統一地方選挙前半の昨日、知事選や政令指定氏の市長選挙が行われ、地方政党である大阪維新の会が躍進した。NHKによると同会は、大阪で知事と市長のダブル選挙を制したほか、奈良県知事選挙では大阪以外で初めて維新公認の知事が誕生した。さらに、初めて大阪府議会と市議会の両方で過半数を獲得したほか、41の道府県議会議員選挙で選挙前の倍以上に議席を増やした。4年に一回の統一地方選挙、目新しい争点があったわけではないが、次に予想される衆議院選選挙など国政選挙への影響が注目されそうだ。与党。自民党に関しては奈良、徳島での保守分裂が話題となった。奈良県の知事選挙では高市早苗県連会長が中心となって擁立した平木氏が、大阪維新の会が擁立した山下氏に敗北。自民党内に亀裂を残す結果となった。たかが地方選挙、されど地方選挙。日本全国に張り巡らされている自民党の政治基盤が揺らぎ始めたのかもしれない。

「身を切る改革」を旗印に掲げた大阪維新の会。創設以来いくつもの挫折を経験しながらも、着実に支持基盤を広げている。同会の基本理念は「身を切る改革」だ。地盤の大阪で、議員の定数や報酬を削減しながら教育の無償化などをいち早く実現してきた。今回の統一地方選挙は、そうした地道な努力が有権者の間に着実に浸透していることを証明しているようにみえる。NHKによると日本維新の会と大阪維新の会は、道府県議選でも「選挙前の倍以上となる124議席を獲得しました。神奈川県議会で6人が当選するなど、地盤としている関西以外でも議席を獲得した」。地方政党から全国政党への足がかりを得たことになる。国政レベルでの政策課題の一つが少子化対策。岸田総理は「異次元の対策」を6月までにまとめると宣言している。すでにたたき台も発表している。あとはそれにかかる巨額の財源をどうするかだ。財政健全を重視する岸田政権は、増税も視野に入れた財源対策を打ち出す可能性があるとみる。

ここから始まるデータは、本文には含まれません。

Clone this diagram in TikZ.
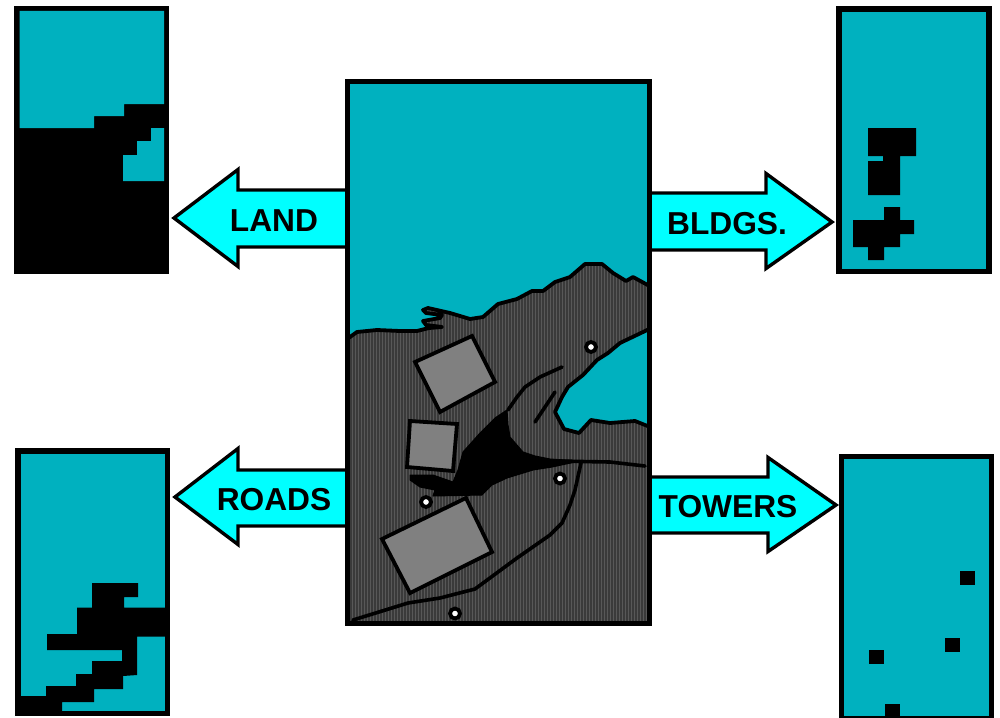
\documentclass[tikz,border=0pt]{standalone}
\usepackage{fontspec}
\setmainfont{Liberation Sans}
\definecolor{teal1}{HTML}{00B1BF}
\definecolor{cyan1}{HTML}{00FFFF}
\definecolor{land1}{HTML}{585858}
\definecolor{stripe}{HTML}{3A3A3A}
\definecolor{bld}{HTML}{808080}
\tikzset{
  panel/.style={draw=black,line width=5.5pt,fill=teal1,line join=miter},
  blk/.style={fill=black,draw=none},
  coast/.style={fill=teal1,draw=black,line width=3.8pt,line join=round,line cap=round},
  roadline/.style={draw=black,line width=3.6pt,line join=round,line cap=round},
  building/.style={fill=bld,draw=black,line width=3.8pt,line join=miter},
  arrowbox/.style={fill=cyan1,draw=black,line width=3.4pt,line join=miter},
  arrowtext/.style={font=\fontsize{31.7}{34}\selectfont\bfseries,inner sep=0pt,text=black},
  tower/.style={circle,fill=white,draw=black,line width=3.8pt,minimum size=10pt,inner sep=0pt}
}
\begin{document}
\begin{tikzpicture}[x=1pt,y=-1pt]
\useasboundingbox (0,0) rectangle (1000,717);
\fill[white] (0,0) rectangle (1000,717);
% arrows
\draw[arrowbox] (347,190)--(238,190)--(238,169.5)--(174,218)--(238,266.5)--(238,247)--(347,247)--cycle;
\draw[arrowbox] (649,193)--(766,193)--(766,173.5)--(832,222)--(766,268.5)--(766,250)--(649,250)--cycle;
\draw[arrowbox] (347,470)--(238,470)--(238,448.5)--(175,497)--(238,544.5)--(238,526)--(347,526)--cycle;
\draw[arrowbox] (649,477)--(768,477)--(768,457.5)--(836,505)--(768,551.5)--(768,533)--(649,533)--cycle;
\node[arrowtext] (landt) at (274,221) {LAND};
\node[arrowtext] (bldgt) at (727,224) {BLDGS.};
\node[arrowtext] (roadt) at (274,500) {ROADS};
\node[arrowtext] (towrt) at (728,507) {TOWERS};
% LAND panel
\fill[black] (14,6) rectangle (169,274);
\fill[teal1] (19.5,11)--(164,11)--(164,104)--(124,104)--(124,116)--(94,116)--(94,128)--(19.5,128)--cycle;
\fill[teal1] (151,128)--(164,128)--(164,181)--(123,181)--(123,155)--(137,155)--(137,141)--(151,141)--cycle;
% ROADS panel
\draw[panel] (18,451)rectangle(167.5,713.5);
\fill[blk] (92,583)--(138,583)--(138,597)--(124,597)--(124,607.7)--(165,607.7)--(165,636.7)--(137,636.7)--(137,675)--(123,676)--(123,689)--(94,689)--(94,702)--(62,702)--(62,711)--(20,711)--(20,696)--(46,696)--(46,686)--(76,686)--(76,674)--(92,674)--(92,661)--(122,661)--(122,650)--(47,650)--(47,634)--(77,634)--(77,607.7)--(92,607.7)--cycle;
% BLDGS panel
\draw[panel] (839,9)rectangle(989,271.5);
\fill[blk] (868,128)--(916,128)--(916,156)--(900,156)--(900,195)--(868,195)--(868,161)--(883,161)--(883,156)--(868,156)--cycle;
\fill[blk] (884,207)--(900,207)--(900,220)--(914,220)--(914,234)--(900,234)--(900,247)--(884,247)--(884,260)--(868,260)--(868,247)--(853,247)--(853,220)--(884,220)--cycle;
% TOWERS panel
\draw[panel] (841.3,456.5)rectangle(991.3,719);
\fill[blk] (960,571)rectangle(975,585);
\fill[blk] (945,638)rectangle(960,652);
\fill[blk] (869,650)rectangle(884,664);
\fill[blk] (885,704)rectangle(900,717);
% MAIN panel
\begin{scope}
\clip (347,81)rectangle(650,624);
\fill[land1] (347,81)rectangle(650,624);
\foreach \i in {0,...,101}{\draw[stripe,line width=1.2pt] ({348+3*\i},81)--({348+3*\i},624);}
\draw[coast] (340,80)--(340,343)--(350,337)--(357,332)--(377,330)--(400,331)--(417,331)--(429,328)--(442,327)--(426,325)--(423,321)--(440,318)--(442,315)--(426,313)--(423,310)--(428,308)--(450,313)--(470,319)--(483,317)--(498,304)--(517,299)--(532,291)--(543,291)--(555,282)--(570,277)--(585,264)--(602,264)--(613,273)--(626,281)--(633,277)--(655,289)--(655,80)--cycle;
\draw[coast] (655,327)--(647,330)--(643,332)--(620,343)--(608,353)--(597,360)--(583,375)--(568,387)--(562,397)--(555,412)--(564,429)--(579,433)--(591,420)--(610,423)--(635,421)--(655,429)--cycle;
\draw[roadline] (562,367)--(540,377)--(525,387)--(517,397)--(508,410);
\draw[roadline] (555,392)--(535,422);
\fill[black,line join=round,draw=black,line width=1pt] (410,475)--(433,475)--(453,482)--(458,470)--(463,452)--(480,433)--(495,418)--(507,410)--(508,425)--(510,437)--(523,452)--(535,456)--(550,459)--(580,461)--(552,467)--(533,470)--(507,478)--(492,485)--(482,495)--(433,496)--(435,490)--(420,487)--(410,480)--cycle;
\draw[roadline] (560,461)--(581,461.5)--(610,462)--(645,466);
\draw[roadline] (581,463)--(575,490)--(570,505)--(562,523)--(550,535)--(517,558)--(475,589)--(440,598)--(408,603)--(353,620);
\end{scope}
\draw[building] (415,362)--(472,336)--(495,382)--(440,412)--cycle;
\draw[building] (410,421)--(457,424)--(453,471)--(407,467)--cycle;
\draw[building] (382,539)--(466,498)--(492,552)--(410,593)--cycle;
\node[tower] (t1) at (591,347) {};
\node[tower] (t2) at (560,478.5) {};
\node[tower] (t3) at (426,502) {};
\node[tower] (t4) at (455,613.5) {};
\draw[black,line width=5.5pt,line join=miter] (347.5,81.5)rectangle(649.5,623.5);
\end{tikzpicture}
\end{document}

これに野党である維新はどう対抗するのか。同党にとっても大きな試金石になるだろう。まさに「身を切る改革」が試される時だ。日本維新の会の綱領を見ると日本の未来社会について「地方主導による統治機構改革」を提唱している。「現代社会においては人々の生活様式の多様化が進み、地域ごとに抱える課題も細分化される中で、中央集権体制による画一的な政策が非効率な行政を生み出し、あるいは地域の実情に沿った課題解決につながらないといった問題が表面化している」。今回再選された吉村知事はコロナ発生当初、「大阪府の実情に沿った課題解決」に取り組み、大きな成果を挙げた。異次元の少子化対策にもこうした視点が必要だろう。統治機構改革という「身を切る改革」を実践して全国政党としての地盤を強化する。それができれば維新の会は次の総選挙でも躍進する可能性がありそうな気がする。